Historical Reality (Anubhava Mantapa Context): This teaching provides immense psychological and spiritual resilience. It empowers the devotee to face the inevitable hardships of life and the physical challenges of a disciplined spiritual path without being broken by them. It transforms the very basis of experience from a personal problem to a participatory sacred event.
Interpretation
“My body feels its aches, my mind knows its wounds yet having placed myself at Your feet, how can these remain mine?”: This is the logical argument of surrender. The act of placing oneself at the divine feet is a transfer of title. If the “I” has been given away, then all its attributes and experiences are included in the transfer. To claim “my pain” after this is a contradiction.
“every throb of this body… is but the Linga’s own feeling”: This is the radical re-framing of experience. Sensation is stripped of its personal narrative. A pain in the leg is not “my suffering” but “the Linga’s sensation in this leg.” This creates a profound detachment that allows the sensation to be experienced purely, without the added layer of psychological distress.
“the body is Your temple, the mind Your dwelling”: This is the foundational metaphor. One does not complain about the weathering of the temple walls or the settling of its foundations; one maintains the temple as an offering to the deity within. Similarly, the devotee cares for the body-mind not for personal comfort but as an act of service to the divine resident.
Practical Implications: The practice of Lingayoga involves this constant re-perception. When pain or difficulty arises, the practice is to inwardly say, “This is Your temple, this is Your experience,” thereby offering the sensation to the Linga. This transforms suffering into a form of intimate communion.
The Cosmic Reality
Anga (Human Dimension): The physical and mental apparatus that registers sensory and emotional data. It is the instrument of experience, now consecrated.
Linga (Divine Principle): The conscious, witnessing presence that is the true “I” within the temple. It is the ultimate subject, for whom all experiences within the temple are occurring.

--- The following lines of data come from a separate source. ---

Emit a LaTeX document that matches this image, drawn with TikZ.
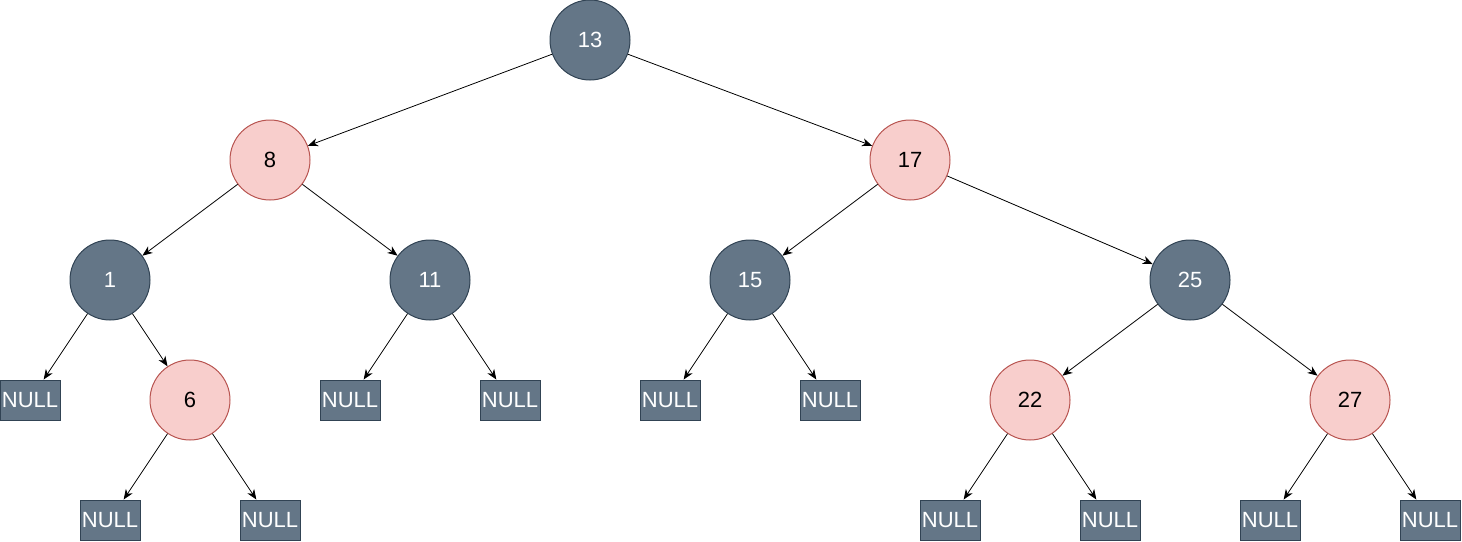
\documentclass[tikz,border=0pt]{standalone}
\usepackage{fontspec}
\setmainfont{Liberation Sans}
\usetikzlibrary{arrows.meta}
\definecolor{blkfill}{HTML}{647687}
\definecolor{blkline}{HTML}{314354}
\definecolor{redfill}{HTML}{F8CECC}
\definecolor{redline}{HTML}{B85450}
\begin{document}
\begin{tikzpicture}[x=1pt,y=-1pt,line width=1pt,
  every node/.style={font=\fontsize{22}{26}\selectfont,inner sep=0pt},
  blknode/.style={circle,draw=blkline,fill=blkfill,text=white,minimum size=80pt},
  rednode/.style={circle,draw=redline,fill=redfill,text=black,minimum size=80pt},
  nullbox/.style={draw=blkline,fill=blkfill,text=white,minimum width=60pt,minimum height=40pt},
  link/.style={-{Stealth[length=10pt,width=8pt,inset=3pt]},line width=0.8pt}]
\useasboundingbox (0,0) rectangle (1462,541);
% tree nodes
\node[blknode] (n13) at (590,40) {13};
\node[rednode] (n8)  at (270,160) {8};
\node[rednode] (n17) at (910,160) {17};
\node[blknode] (n1)  at (110,280) {1};
\node[blknode] (n11) at (430,280) {11};
\node[blknode] (n15) at (750,280) {15};
\node[blknode] (n25) at (1190,280) {25};
\node[rednode] (n6)  at (190,400) {6};
\node[rednode] (n22) at (1030,400) {22};
\node[rednode] (n27) at (1350,400) {27};
% leaves
\node[nullbox] (null1a)  at (30,400)   {NULL};
\node[nullbox] (null11a) at (350,400)  {NULL};
\node[nullbox] (null11b) at (510,400)  {NULL};
\node[nullbox] (null15a) at (670,400)  {NULL};
\node[nullbox] (null15b) at (830,400)  {NULL};
\node[nullbox] (null6a)  at (110,520)  {NULL};
\node[nullbox] (null6b)  at (270,520)  {NULL};
\node[nullbox] (null22a) at (950,520)  {NULL};
\node[nullbox] (null22b) at (1110,520) {NULL};
\node[nullbox] (null27a) at (1270,520) {NULL};
\node[nullbox] (null27b) at (1430,520) {NULL};

\foreach \a/\b in {n13/n8,n13/n17,n8/n1,n8/n11,n17/n15,n17/n25,
                   n1/null1a,n1/n6,n11/null11a,n11/null11b,n15/null15a,n15/null15b,
                   n25/n22,n25/n27,n6/null6a,n6/null6b,n22/null22a,n22/null22b,
                   n27/null27a,n27/null27b}
  \draw[link] (\a) -- (\b);
\end{tikzpicture}
\end{document}
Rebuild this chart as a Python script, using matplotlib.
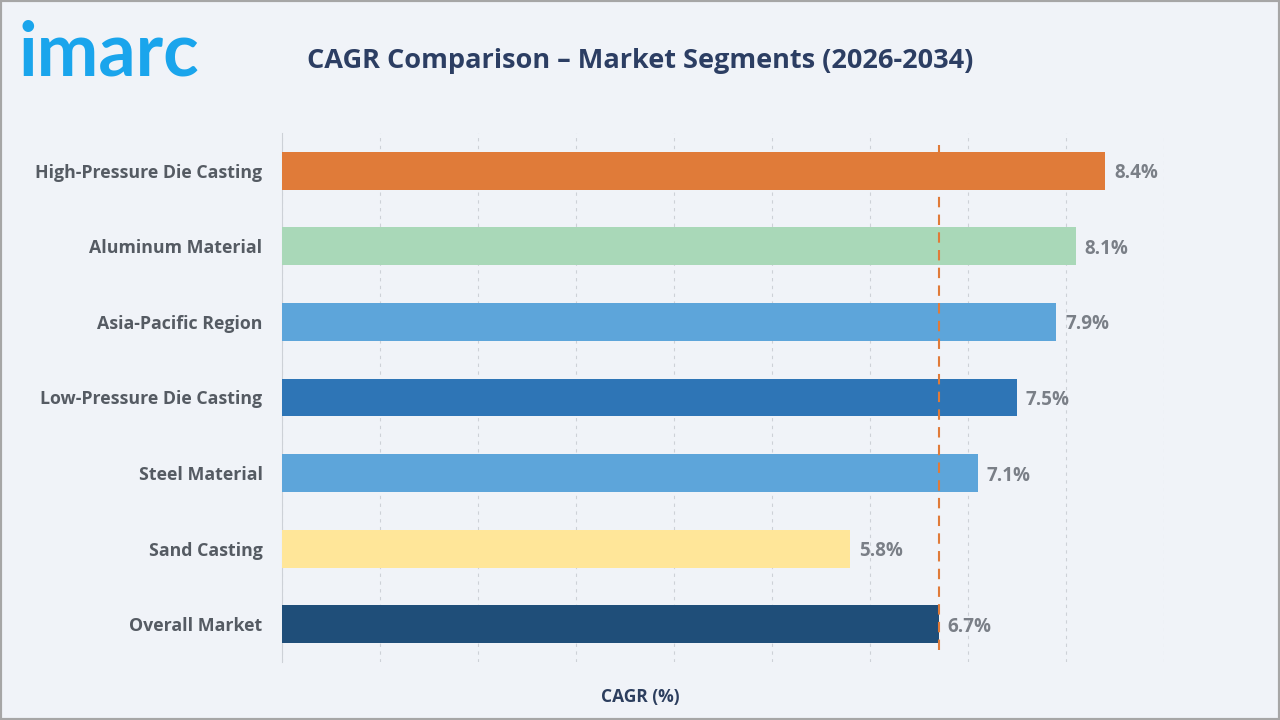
import matplotlib.pyplot as plt
from matplotlib.patches import Rectangle

# data
segments = ['High-Pressure Die Casting', 'Aluminum Material', 'Asia-Pacific Region',
            'Low-Pressure Die Casting', 'Steel Material', 'Sand Casting', 'Overall Market']
cagr = [8.4, 8.1, 7.9, 7.5, 7.1, 5.8, 6.7]
colors = ['#E07B39', '#A9D8B8', '#5DA5DA', '#2E75B6', '#5DA5DA', '#FFE699', '#1F4E79']
overall = 6.7

bg = '#F0F3F8'
font = 'Open Sans'

fig = plt.figure(figsize=(12.8, 7.2), dpi=100, facecolor=bg)
ax = fig.add_axes([282 / 1280, 1 - 662 / 720, 882 / 1280, 529 / 720])
ax.set_facecolor(bg)

ypos = list(range(len(segments)))
ax.barh(ypos, cagr, height=0.5, color=colors, zorder=3)
ax.set_xlim(0, 9)
ax.set_ylim(len(segments) - 0.5, -0.5)

# grid
ax.set_xticks(range(0, 10))
ax.xaxis.grid(True, color='#CDD1D7', linestyle=(0, (3, 4)), linewidth=0.8)
ax.tick_params(axis='x', length=0, labelbottom=False)
ax.tick_params(axis='y', length=0, pad=14)
ax.set_yticks(ypos)
ax.set_yticklabels(segments, fontsize=12.8, fontweight='bold', color='#555B63', fontname=font)
for s in ['top', 'right', 'bottom']:
    ax.spines[s].set_visible(False)
ax.spines['left'].set_color('#CDD1D7')
ax.spines['left'].set_linewidth(0.8)

# overall market reference line
ax.axvline(overall, ymin=0.023, ymax=0.977, color='#E07B39', linestyle=(0, (5, 3.5)),
           linewidth=1.5, zorder=4)

# value labels
for y, v in zip(ypos, cagr):
    ax.text(v + 0.09, y, f'{v}%', va='center_baseline', ha='left', fontsize=13.5,
            fontweight='bold', color='#7A7F87', fontname=font, zorder=5)

# title, axis label, logo
fig.text(640 / 1280, 1 - 61 / 720, 'CAGR Comparison \u2013 Market Segments (2026-2034)',
         ha='center', va='center', fontsize=19.5, fontweight='bold', color='#2C3E63', fontname=font)
fig.text(640 / 1280, 1 - 697 / 720, 'CAGR (%)', ha='center', va='center', fontsize=12.5,
         fontweight='bold', color='#2C3E5E', fontname=font)
fig.text(18 / 1280, 1 - 75 / 720, 'imarc', ha='left', va='baseline', fontsize=53,
         fontweight='bold', color='#1AA5EC', fontname='Lato')

# border
fig.patches.append(Rectangle((0, 0), 1, 1, transform=fig.transFigure, fill=False,
                             edgecolor='#A6A6A6', linewidth=3))

fig.savefig('out.png', dpi=100, facecolor=bg)
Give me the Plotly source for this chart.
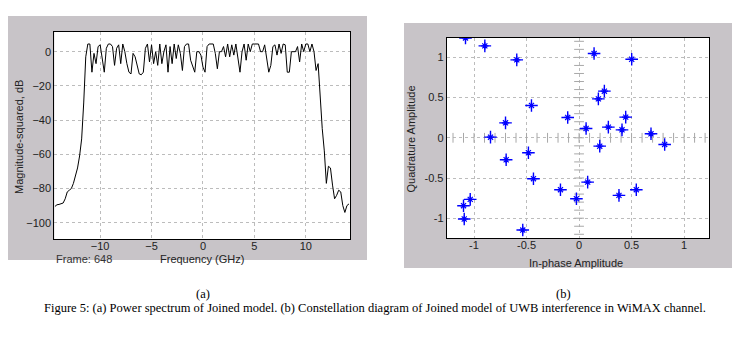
import numpy as np
import plotly.graph_objects as go

# ---------------- data ----------------
# (a) Power spectrum, frequency grid in GHz (0.2 GHz steps)
freq_ghz = np.round(np.arange(-14.4, 14.21, 0.2), 1)

left_tail_db = [-90.5, -89.5, -89.3, -89.0, -88.5, -86, -82, -81, -80, -77,
                -73, -68, -61, -51, -30]
band_db = [-3, 4.5, 4.5, -12, -1, -7, 3, 4, -4, -12,
           2, 4.5, 4.5, 3, -8, 2, 4, -7, 4.5, 0,
           -7, -12, -13, -1, -3, -8, -13, -13.5, -12, 2,
           4.5, -6, 4, -7, 0, -8, 4.5, -7, 0, 4,
           -12, 3, -7, 4.5, -4, 4, -1, -11, 3, 4.5,
           4.5, -5, -8, -12, 0, 0, -2, -9, -12, 3,
           4.5, 4.5, 4.5, -1, -10, 0, 0, 3, -3, 4.5,
           -3, 4, -2, 4.5, -3, -12, 0, 4.5, -5, 4.5,
           0, 4.5, 4.5, 4.5, 4.5, 0, 0, 4, -5, -12,
           -8, 3, 4, -2, 4.5, -1, 4.5, 4, -12, -12,
           0, 0, 0, 3, -6, 4.5, 0, 4.5, 4.5, 0,
           4.5, 0]
right_tail_db = [-11, -7, -28, -45, -58, -77, -67, -68, -78, -86,
                 -84, -81, -82, -90, -94, -90, -89]
power_db = left_tail_db + band_db + right_tail_db

spec_xticks = [-10, -5, 0, 5, 10]
spec_yticks = [0, -20, -40, -60, -80, -100]

# (b) Constellation points
in_phase = [-1.081, -0.897, -0.593, 0.143, 0.501, 0.241, 0.184, -0.453, -0.108, -0.700,
            0.444, 0.067, 0.279, 0.409, -0.843, 0.685, 0.815, 0.197, -0.482, -0.694,
            -0.434, 0.082, -0.177, 0.545, 0.380, -0.025, -1.036, -1.100, -1.093, -0.536]
quadrature = [1.242, 1.143, 0.969, 1.048, 0.977, 0.580, 0.484, 0.402, 0.253, 0.186,
              0.257, 0.116, 0.133, 0.099, 0.008, 0.050, -0.083, -0.104, -0.186, -0.273,
              -0.509, -0.551, -0.646, -0.646, -0.716, -0.758, -0.766, -0.845, -1.010, -1.147]
const_ticks = [-1, -0.5, 0, 0.5, 1]
const_ticktext = ["-1", "-0.5", "0", "0.5", "1"]
minor_tick_pos = [round(v, 1) for v in np.arange(-1.2, 1.21, 0.1)]

# ---------------- figure ----------------
OFF = 8                       # default page body margin
W, H = 741 - 2 * OFF, 362 - 2 * OFF
def px(x):
    return (x - OFF) / W
def py(y):
    return 1 - (y - OFF) / H

PANEL = "#c8c4c8"
GRID = "#bcbcbc"
FONT = "Liberation Sans, Arial, sans-serif"
BLUE = "#0000ff"

L_AREA = (54.3, 350, 31.5, 239.3)     # left, right, top, bottom (page pixels)
R_AREA = (446.7, 709.3, 37.7, 238.3)

fig = go.Figure()

fig.add_trace(go.Scatter(x=freq_ghz, y=power_db, mode="lines",
                         line=dict(color="black", width=1),
                         xaxis="x", yaxis="y", showlegend=False))

# minor tick decorations on the zero axes of the constellation
fig.add_trace(go.Scatter(x=minor_tick_pos, y=[0] * len(minor_tick_pos), mode="markers",
                         marker=dict(symbol="line-ns", size=7, color="#a8a8a8",
                                     line=dict(color="#a8a8a8", width=1)),
                         xaxis="x2", yaxis="y2", showlegend=False, hoverinfo="skip"))
fig.add_trace(go.Scatter(x=[0] * len(minor_tick_pos), y=minor_tick_pos, mode="markers",
                         marker=dict(symbol="line-ew", size=7, color="#a8a8a8",
                                     line=dict(color="#a8a8a8", width=1)),
                         xaxis="x2", yaxis="y2", showlegend=False, hoverinfo="skip"))

fig.add_trace(go.Scatter(x=in_phase, y=quadrature, mode="markers",
                         marker=dict(symbol="cross-thin-open", size=9, color=BLUE,
                                     line=dict(color=BLUE, width=1.4)),
                         xaxis="x2", yaxis="y2", showlegend=False))
fig.add_trace(go.Scatter(x=in_phase, y=quadrature, mode="markers",
                         marker=dict(symbol="asterisk-open", size=6, color=BLUE,
                                     line=dict(color=BLUE, width=1.2)),
                         xaxis="x2", yaxis="y2", showlegend=False, hoverinfo="skip"))

axis_common = dict(showline=True, linecolor="black", linewidth=1, mirror=True,
                   showgrid=True, gridcolor=GRID, griddash="dot", gridwidth=1,
                   zeroline=False, ticks="", automargin=False,
                   tickfont=dict(family=FONT, size=11, color="#222"))

def rect(area, color):
    l, r, t, b = area
    return dict(type="rect", xref="paper", yref="paper", layer="below",
                x0=px(l), x1=px(r), y0=py(b), y1=py(t),
                fillcolor=color, line=dict(width=0))

fig.update_layout(
    width=W, height=H,
    margin=dict(l=0, r=0, t=0, b=0),
    paper_bgcolor="white", plot_bgcolor="white",
    xaxis=dict(domain=[px(L_AREA[0]), px(L_AREA[1])], range=[-14.46, 14.3],
               tickvals=spec_xticks, anchor="y", ticklabelstandoff=-4, **axis_common),
    yaxis=dict(domain=[py(L_AREA[3]), py(L_AREA[2])], range=[-109.7, 11.8],
               tickvals=spec_yticks, anchor="x", **axis_common),
    xaxis2=dict(domain=[px(R_AREA[0]), px(R_AREA[1])], range=[-1.26, 1.24],
                tickvals=const_ticks, ticktext=const_ticktext, anchor="y2",
                ticklabelstandoff=-4, **axis_common),
    yaxis2=dict(domain=[py(R_AREA[3]), py(R_AREA[2])], range=[-1.25, 1.245],
                tickvals=const_ticks, ticktext=const_ticktext, anchor="x2", **axis_common),
    shapes=[
        rect((7, 367, 16, 260), PANEL),
        rect((404, 732, 23, 268), PANEL),
        rect(L_AREA, "white"),
        rect(R_AREA, "white"),
    ],
)

def ann(text, x, y, size=11, angle=0, xanchor="center", family=FONT, color="#222"):
    fig.add_annotation(text=text, x=px(x), y=py(y), xref="paper", yref="paper",
                       showarrow=False, textangle=angle, xanchor=xanchor, yanchor="middle",
                       font=dict(family=family, size=size, color=color))

ann("Magnitude-squared, dB", 19, 137, angle=-90)
ann("Frequency (GHz)", 202, 258.5)
ann("Frame: 648", 54, 258.5, xanchor="left", color="#333")
ann("Quadrature Amplitude", 410.5, 139, angle=-90)
ann("In-phase Amplitude", 576, 263)

SERIF = "Liberation Serif, Times New Roman, serif"
ann("(a)", 203, 294, size=12.5, family=SERIF, color="black")
ann("(b)", 563, 294, size=12.5, family=SERIF, color="black")
ann("Figure 5: (a) Power spectrum of Joined model. (b) Constellation diagram of Joined model of UWB interference in WiMAX channel.",
    375, 308, size=12.5, family=SERIF, color="black")

fig.write_html("out.html")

Jangama (Dynamic Interaction): The continuous act of consecration. It is the flow of awareness that labels every sensation as “Yours, not mine,” and the loving maintenance of the temple (through Achara and Kayaka) for the pleasure of its Divine Inhabitant.
Shata Sthala
Primary Sthala: Aikya The voice in this vachana is not that of a seeker striving for union, but of one abiding in its fulfillment. The dissolution of personal ownership over experience is the hallmark of the non-dual state of Aikya.
Supporting Sthala: Pranalingi This stage describes the total dedication of one’s life force to the Linga. The Pranalingi’s every breath and heartbeat are for the Linga; this vachana takes it a step further, stating that every sensation within that life force is also the Linga’s.
Practical Integration
Arivu (Awareness Practices): When physical or emotional pain arises, practice this shift in identification. Instead of “I am in pain,” practice perceiving “There is pain in this body that belongs to Shiva.” Observe the sensation with the detached curiosity of a caretaker tending to a sacred shrine.
Achara (Personal Discipline): Care for your body (diet, rest, hygiene) as an act of temple maintenance. Engage in practices that purify the mind (meditation, japa) as a way of cleaning the inner sanctum for the deity.
Kayaka (Sacred Action): Use your body’s strength and your mind’s focus in work as an offering. When the body tires, offer that fatigue to the Linga as the natural result of the temple being used for sacred labor.
Dasoha (Communal Offering): Extend this understanding to others. See each person as a walking temple of the Divine. Respond to their pain with the reverence of one tending to a sacred site, offering comfort as an act of service to the indwelling Linga.
Modern Application
Contemporary culture is intensely focused on the body and mind as sites of personal identity and optimization. We are consumed by the pursuit of perfect health, agelessness, and happiness, leading to a deep fear of pain, decline, and mortality. This creates immense anxiety and a sense of personal failure when the body-mind inevitably suffers.
This vachana offers profound liberation from the tyranny of the perfectible self. It allows one to face chronic illness, aging, and emotional wounds with grace and dignity. It reframes the human journey not as a personal battle against suffering, but as a divine drama unfolding within a sacred vessel. This brings a deep, unshakeable peace that is independent of physical or mental states.
Essence
This pain is not a breach in my walls,
but a note in Your song.
This temple feels the rain and sun,
and every weathering is Your touch.
The individual consciousness is a localized field of awareness within the universal field (Linga). Normally, sensations are tagged with a “self” metadata, creating a proprietary claim that generates suffering. In the state described, the “self” metadata is replaced with “Linga” metadata. The sensory data (pain) remains the same, but because it is now recognized as data within the universal field rather than data owned by a local node, it no longer generates system-level distress (suffering). The local node (the individual) continues to process the data, but as a function of the whole.
Imagine you are a character in a video game. Normally, if your character gets hurt, you feel stressed and identify with the damage. But if you realize you are the player, not the character, you can watch the character take damage with concern for the game’s outcome, but without the visceral, personal fear. Basavanna is saying, “You are the Player (Shiva) experiencing the game through the character (the body). The character’s pains are part of the game’s reality, not yours.”
The universal human experience is the fear of pain and the vulnerability of the body. This vachana addresses this deepest fear by revealing that our true identity is the boundless consciousness that witnesses the body, not the body itself. It is an invitation to find safety not in the fragile vessel, but in the immortal Captain who sails it.